_AVAILABLE DATA_:

============

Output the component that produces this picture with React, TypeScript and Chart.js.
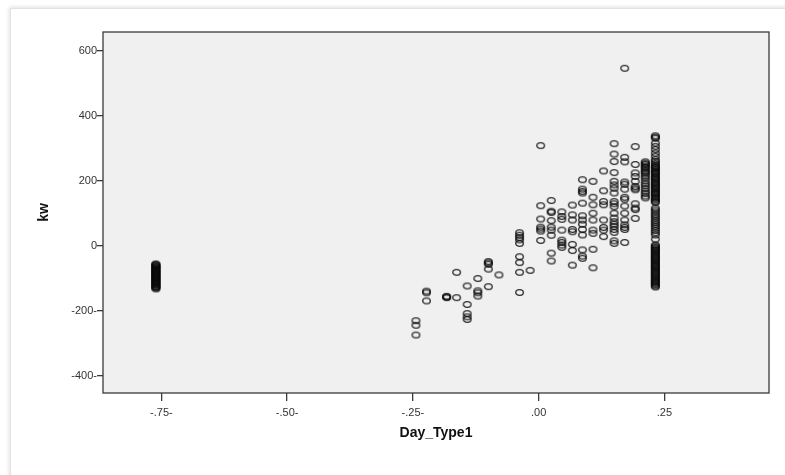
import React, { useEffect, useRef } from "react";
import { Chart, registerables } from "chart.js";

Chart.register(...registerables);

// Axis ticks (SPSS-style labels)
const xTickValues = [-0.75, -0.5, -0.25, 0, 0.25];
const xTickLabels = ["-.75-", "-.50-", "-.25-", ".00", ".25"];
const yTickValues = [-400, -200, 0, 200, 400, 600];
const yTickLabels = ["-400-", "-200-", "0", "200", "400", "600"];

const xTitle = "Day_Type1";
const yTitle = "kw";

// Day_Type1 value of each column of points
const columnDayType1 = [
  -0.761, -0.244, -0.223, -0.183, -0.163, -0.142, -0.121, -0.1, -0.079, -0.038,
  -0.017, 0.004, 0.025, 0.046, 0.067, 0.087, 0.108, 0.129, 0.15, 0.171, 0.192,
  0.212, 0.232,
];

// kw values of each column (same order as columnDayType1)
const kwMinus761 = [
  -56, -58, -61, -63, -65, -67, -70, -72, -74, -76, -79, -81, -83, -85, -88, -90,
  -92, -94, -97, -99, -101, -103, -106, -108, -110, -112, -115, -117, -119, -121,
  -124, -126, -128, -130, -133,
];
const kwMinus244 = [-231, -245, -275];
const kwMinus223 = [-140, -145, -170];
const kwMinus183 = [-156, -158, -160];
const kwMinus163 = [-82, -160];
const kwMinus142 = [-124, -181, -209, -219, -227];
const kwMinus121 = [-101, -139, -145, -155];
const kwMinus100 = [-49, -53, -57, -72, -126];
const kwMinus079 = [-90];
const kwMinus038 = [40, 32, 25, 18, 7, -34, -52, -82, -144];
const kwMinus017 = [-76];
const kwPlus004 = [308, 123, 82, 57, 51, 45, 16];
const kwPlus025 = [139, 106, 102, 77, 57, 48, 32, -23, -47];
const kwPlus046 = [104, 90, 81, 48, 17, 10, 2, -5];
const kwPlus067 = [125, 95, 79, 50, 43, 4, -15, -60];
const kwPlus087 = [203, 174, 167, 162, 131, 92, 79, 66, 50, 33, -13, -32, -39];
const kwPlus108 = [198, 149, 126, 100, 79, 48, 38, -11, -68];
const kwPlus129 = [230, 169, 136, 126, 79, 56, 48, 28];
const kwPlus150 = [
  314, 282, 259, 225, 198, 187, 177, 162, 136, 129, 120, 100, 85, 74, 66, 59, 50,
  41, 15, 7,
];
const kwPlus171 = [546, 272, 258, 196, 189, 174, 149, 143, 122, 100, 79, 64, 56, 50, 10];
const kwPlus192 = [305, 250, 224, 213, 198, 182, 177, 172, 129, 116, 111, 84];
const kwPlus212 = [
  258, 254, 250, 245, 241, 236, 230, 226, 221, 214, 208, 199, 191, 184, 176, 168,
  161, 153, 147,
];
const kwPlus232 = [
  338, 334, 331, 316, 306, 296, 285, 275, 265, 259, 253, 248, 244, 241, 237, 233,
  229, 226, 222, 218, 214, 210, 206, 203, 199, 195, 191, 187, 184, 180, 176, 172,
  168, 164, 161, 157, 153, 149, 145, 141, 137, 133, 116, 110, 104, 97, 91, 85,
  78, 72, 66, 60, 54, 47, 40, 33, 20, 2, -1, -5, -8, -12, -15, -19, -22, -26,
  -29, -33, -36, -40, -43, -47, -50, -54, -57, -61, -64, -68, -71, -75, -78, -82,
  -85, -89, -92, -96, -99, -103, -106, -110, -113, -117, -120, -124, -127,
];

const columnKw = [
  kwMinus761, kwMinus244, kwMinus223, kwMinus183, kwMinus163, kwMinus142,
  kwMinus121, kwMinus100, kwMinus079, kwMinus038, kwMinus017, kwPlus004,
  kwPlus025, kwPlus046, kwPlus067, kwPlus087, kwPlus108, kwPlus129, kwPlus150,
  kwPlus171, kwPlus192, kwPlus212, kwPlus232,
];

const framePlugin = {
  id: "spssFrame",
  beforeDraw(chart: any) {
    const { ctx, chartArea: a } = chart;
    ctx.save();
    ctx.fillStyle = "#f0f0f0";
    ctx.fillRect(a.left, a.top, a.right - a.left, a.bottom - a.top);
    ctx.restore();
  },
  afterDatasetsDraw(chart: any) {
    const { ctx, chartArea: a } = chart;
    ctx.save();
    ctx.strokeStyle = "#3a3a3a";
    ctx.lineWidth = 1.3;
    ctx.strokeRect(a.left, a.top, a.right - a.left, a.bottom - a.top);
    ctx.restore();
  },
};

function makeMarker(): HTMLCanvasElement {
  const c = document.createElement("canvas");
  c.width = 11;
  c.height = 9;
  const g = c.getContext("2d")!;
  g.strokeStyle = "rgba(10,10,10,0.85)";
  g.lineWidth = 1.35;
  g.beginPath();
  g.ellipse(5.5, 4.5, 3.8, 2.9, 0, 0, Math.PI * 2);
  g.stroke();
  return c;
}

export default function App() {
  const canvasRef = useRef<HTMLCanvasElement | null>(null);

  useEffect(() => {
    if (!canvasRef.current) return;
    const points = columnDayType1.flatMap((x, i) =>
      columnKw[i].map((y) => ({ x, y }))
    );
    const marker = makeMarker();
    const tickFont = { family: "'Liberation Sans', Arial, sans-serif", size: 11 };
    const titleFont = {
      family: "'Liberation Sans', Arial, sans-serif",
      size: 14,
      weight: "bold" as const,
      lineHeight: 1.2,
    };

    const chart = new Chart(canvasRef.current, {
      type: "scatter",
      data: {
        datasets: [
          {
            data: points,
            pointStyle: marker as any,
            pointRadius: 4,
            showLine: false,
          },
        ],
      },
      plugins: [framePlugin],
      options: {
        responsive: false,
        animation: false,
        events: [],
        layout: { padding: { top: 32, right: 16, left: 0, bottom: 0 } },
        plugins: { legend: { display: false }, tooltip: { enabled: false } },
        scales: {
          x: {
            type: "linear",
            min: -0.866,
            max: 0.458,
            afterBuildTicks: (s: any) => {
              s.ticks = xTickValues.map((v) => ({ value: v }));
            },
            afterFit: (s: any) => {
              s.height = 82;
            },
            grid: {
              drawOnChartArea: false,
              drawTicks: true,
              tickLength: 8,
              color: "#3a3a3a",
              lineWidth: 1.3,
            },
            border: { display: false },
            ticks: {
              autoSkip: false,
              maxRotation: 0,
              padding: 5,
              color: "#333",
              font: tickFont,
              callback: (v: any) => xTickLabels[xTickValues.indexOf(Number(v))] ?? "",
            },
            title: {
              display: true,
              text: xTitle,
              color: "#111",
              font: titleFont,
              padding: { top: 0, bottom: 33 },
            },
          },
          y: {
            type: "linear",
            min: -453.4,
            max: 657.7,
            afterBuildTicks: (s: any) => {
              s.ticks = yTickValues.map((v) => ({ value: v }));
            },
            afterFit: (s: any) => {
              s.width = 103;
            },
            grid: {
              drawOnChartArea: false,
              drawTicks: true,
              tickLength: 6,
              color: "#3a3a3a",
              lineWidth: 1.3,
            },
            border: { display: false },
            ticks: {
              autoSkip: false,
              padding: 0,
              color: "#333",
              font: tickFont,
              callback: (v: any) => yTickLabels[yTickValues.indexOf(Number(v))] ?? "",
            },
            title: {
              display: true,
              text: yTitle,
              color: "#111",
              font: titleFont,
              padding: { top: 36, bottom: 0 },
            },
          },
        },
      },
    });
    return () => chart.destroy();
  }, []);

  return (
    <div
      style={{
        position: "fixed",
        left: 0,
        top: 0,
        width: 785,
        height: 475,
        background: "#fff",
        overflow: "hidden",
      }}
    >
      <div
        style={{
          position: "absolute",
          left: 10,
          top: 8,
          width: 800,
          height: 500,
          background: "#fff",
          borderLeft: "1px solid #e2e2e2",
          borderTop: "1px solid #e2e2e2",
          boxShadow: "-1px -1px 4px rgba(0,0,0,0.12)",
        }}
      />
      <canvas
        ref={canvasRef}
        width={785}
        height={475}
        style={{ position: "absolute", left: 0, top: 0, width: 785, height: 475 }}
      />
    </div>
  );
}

============

_EXERCISE PROMPT_: Pull out every line above that holds the word "React".

_TASK SOLUTION_:
Output the component that produces this picture with React, TypeScript and Chart.js.
import React, { useEffect, useRef } from "react";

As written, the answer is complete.